Original author(s) | Julian Seward |
---|---|
Developer(s) | Mark Wielaard, Federico Mena, Micah Snyder |
Initial release | 18 July 1996[1] |
Stable release | 1.0.8
/ 13 July 2019 |
Repository | https://gitlab.com/bzip2/bzip2/ |
Operating system | Cross-platform[which?] |
Type | Data compression |
License | Modified zlib license[2] |
Website | sourceware |
Filename extension | .bz2 |
---|---|
Internet media type | application/x-bzip2 |
Type code | Bzp2 |
Uniform Type Identifier (UTI) | public.bzip2-archive[3] |
Magic number | BZh |
Developed by | Julian Seward |
Type of format | Data compression |
Open format? | Yes |
bzip2 is a free and open-source file compression program that uses the Burrows–Wheeler algorithm. It only compresses single files and is not a file archiver. It relies on separate external utilities for tasks such as handling multiple files, encryption, and archive-splitting.
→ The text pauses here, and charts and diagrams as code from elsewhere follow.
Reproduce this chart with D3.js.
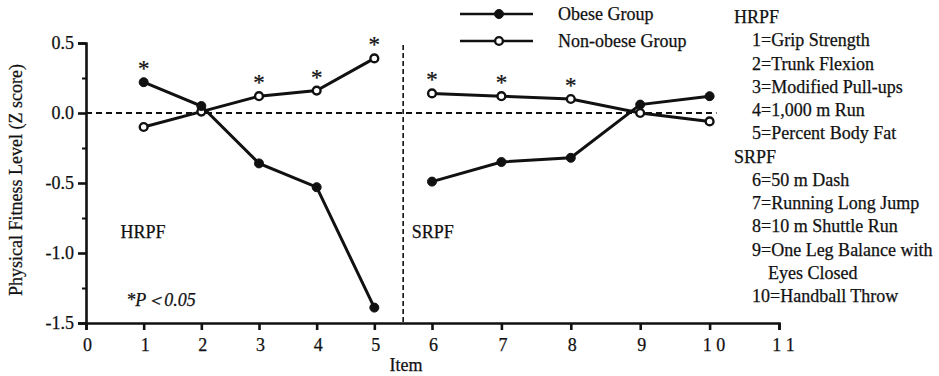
<!DOCTYPE html>
<html><head><meta charset="utf-8">
<script src="https://cdn.jsdelivr.net/npm/d3@7"></script>
<style>
body{margin:0;background:#fff;}
text{font-family:"Liberation Serif","Times New Roman",serif;fill:#111;stroke:#111;stroke-width:0.25px;}
</style></head>
<body><svg id="c" width="939" height="376"></svg>
<script>
const items = [1,2,3,4,5,6,7,8,9,10];
const obese = [0.22,0.05,-0.36,-0.53,-1.39,-0.49,-0.35,-0.32,0.06,0.12];
const nonObese = [-0.10,0.01,0.12,0.16,0.39,0.14,0.12,0.10,0.00,-0.06];
const sigItems = [1,3,4,5,6,7,8];
const xTicks = [0,1,2,3,4,5,6,7,8,9,10,11];
const xTickLabels = ["0","1","2","3","4","5","6","7","8","9","1 0","1 1"];
const yTicks = [0.5,0.0,-0.5,-1.0,-1.5];
const yMinor = [0.25,-0.25,-0.75,-1.25];
const groups = [[1,2,3,4,5],[6,7,8,9,10]];
const legendItems = ["HRPF","1=Grip Strength","2=Trunk Flexion","3=Modified Pull-ups","4=1,000 m Run","5=Percent Body Fat","SRPF","6=50 m Dash","7=Running Long Jump","8=10 m Shuttle Run","9=One Leg Balance with","Eyes Closed","10=Handball Throw"];
const legendIndent = [0,1,1,1,1,1,0,1,1,1,1,2,1];

const svg = d3.select("#c");
const x = d3.scaleLinear().domain([0,6,11]).range([86,432,779]);
const y = d3.scaleLinear().domain([-1.5,0.5]).range([323,43]);
const FS = 18;

// zero dashed line
svg.append("line").attr("x1",x(0)).attr("x2",x(10.1)).attr("y1",y(0)).attr("y2",y(0))
  .attr("stroke","#111").attr("stroke-width",2.2).attr("stroke-dasharray","6,4");
// vertical divider
svg.append("line").attr("x1",x(5.5)).attr("x2",x(5.5)).attr("y1",y(0.5)+2).attr("y2",y(-1.5))
  .attr("stroke","#111").attr("stroke-width",1.6).attr("stroke-dasharray","5,3");

// y axis
const yAx = svg.append("g").attr("transform",`translate(${x(0)},0)`)
  .call(d3.axisLeft(y).tickValues(yTicks).tickSize(8).tickPadding(4).tickFormat(d=>d3.format(".1f")(d).replace("−","-")));
yAx.select(".domain").attr("stroke","#111").attr("stroke-width",2.6);
yAx.selectAll(".tick line").attr("stroke","#111").attr("stroke-width",2.6);
yAx.selectAll(".tick text").attr("font-size",FS).attr("font-family","Liberation Serif").attr("fill","#111");
const yMi = svg.append("g").attr("transform",`translate(${x(0)},0)`)
  .call(d3.axisLeft(y).tickValues(yMinor).tickSize(4).tickFormat(""));
yMi.select(".domain").remove();
yMi.selectAll(".tick line").attr("stroke","#111").attr("stroke-width",2);

// x axis
const xAx = svg.append("g").attr("transform",`translate(0,${y(-1.5)})`)
  .call(d3.axisBottom(x).tickValues(xTicks).tickSize(7).tickPadding(8).tickFormat((d,i)=>xTickLabels[i]));
xAx.select(".domain").attr("stroke","#111").attr("stroke-width",2.6);
xAx.selectAll(".tick line").attr("stroke","#111").attr("stroke-width",2.6);
xAx.selectAll(".tick text").attr("font-size",FS).attr("font-family","Liberation Serif").attr("fill","#111")
  .attr("dx",(d,i)=>xTickLabels[i].length>1?4:1).style("white-space","pre");

// axis titles
svg.append("text").attr("x",x(5.55)).attr("y",371).attr("text-anchor","middle").attr("font-size",FS).text("Item");
svg.append("text").attr("transform",`translate(22,${(y(0.5)+y(-1.5))/2-3}) rotate(-90)`).attr("text-anchor","middle").attr("font-size",FS).text("Physical Fitness Level (Z score)");

// series
const line = d3.line().x(d=>x(d[0])).y(d=>y(d[1]));
function drawSeries(vals, filled){
  groups.forEach(g=>{
    const pts = g.map(i=>[i, vals[items.indexOf(i)]]);
    svg.append("path").attr("d",line(pts)).attr("fill","none").attr("stroke","#111").attr("stroke-width",3);
  });
  svg.selectAll(null).data(items).enter().append("circle")
    .attr("cx",d=>x(d)).attr("cy",(d,i)=>y(vals[i])).attr("r",filled?4.5:3.9)
    .attr("fill",filled?"#111":"#fff").attr("stroke","#111").attr("stroke-width",filled?1:2.4);
}
drawSeries(nonObese,false);
drawSeries(obese,true);

// significance stars
svg.selectAll(null).data(sigItems).enter().append("text")
  .attr("x",d=>x(d)).attr("y",d=>{const i=items.indexOf(d);return y(Math.max(obese[i],nonObese[i]))-6;})
  .attr("text-anchor","middle").attr("font-size",23).text("*");

// group labels
svg.append("text").attr("x",x(0.6)).attr("y",238).attr("font-size",FS).text("HRPF");
svg.append("text").attr("x",x(5.65)).attr("y",238).attr("font-size",FS).text("SRPF");
svg.append("text").attr("x",x(0.7)).attr("y",306).attr("font-size",FS).attr("font-style","italic").text("*P＜0.05");

// series legend
const leg = [["Obese Group",true],["Non-obese Group",false]];
leg.forEach((l,i)=>{
  const ly = 14 + i*27;
  svg.append("line").attr("x1",460).attr("x2",533).attr("y1",ly).attr("y2",ly).attr("stroke","#111").attr("stroke-width",2.6);
  svg.append("circle").attr("cx",499).attr("cy",ly).attr("r",l[1]?4.5:3.9).attr("fill",l[1]?"#111":"#fff").attr("stroke","#111").attr("stroke-width",l[1]?1:2.4);
  svg.append("text").attr("x",558).attr("y",ly+6).attr("font-size",FS).text(l[0]);
});

// item legend
svg.selectAll(null).data(legendItems).enter().append("text")
  .attr("x",(d,i)=>734 + legendIndent[i]*18 + (legendIndent[i]===2?-2:0))
  .attr("y",(d,i)=>23 + i*23.25).attr("font-size",FS).text(d=>d);
</script></body></html>
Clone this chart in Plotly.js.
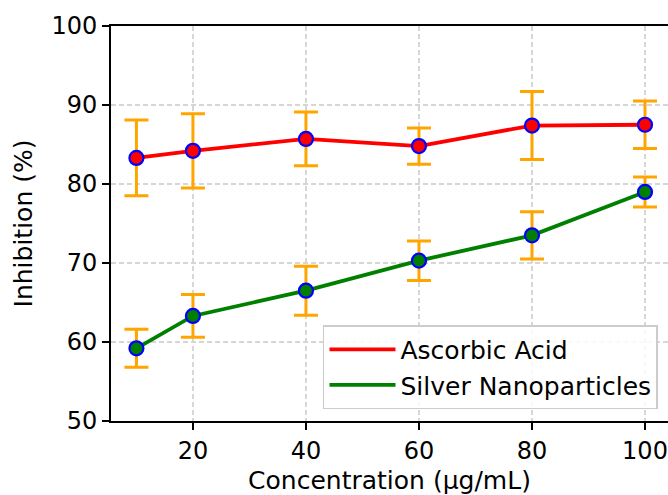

bzip2 was initially released in 1996 by Julian Seward. It compresses most files more effectively than older LZW and Deflate compression algorithms but is slower. bzip2 is particularly efficient for text data, and decompression is relatively fast. The algorithm uses several layers of compression techniques, such as run-length encoding (RLE), Burrows–Wheeler transform (BWT), move-to-front transform (MTF), and Huffman coding. bzip2 compresses data in blocks between 100 and 900 kB and uses the Burrows–Wheeler transform to convert frequently recurring character sequences into strings of identical letters. The move-to-front transform and Huffman coding are then applied. The compression performance is asymmetric, with decompression being faster than compression.
The algorithm has gone through multiple maintainers since its initial release, with Micah Snyder being the maintainer since June 2021. There have been some modifications to the algorithm, such as pbzip2, which uses multi-threading to improve compression speed on multi-CPU and multi-core computers.
bzip2 is suitable for use in big data applications with cluster computing frameworks like Hadoop and Apache Spark, as a compressed block can be decompressed without having to process earlier blocks.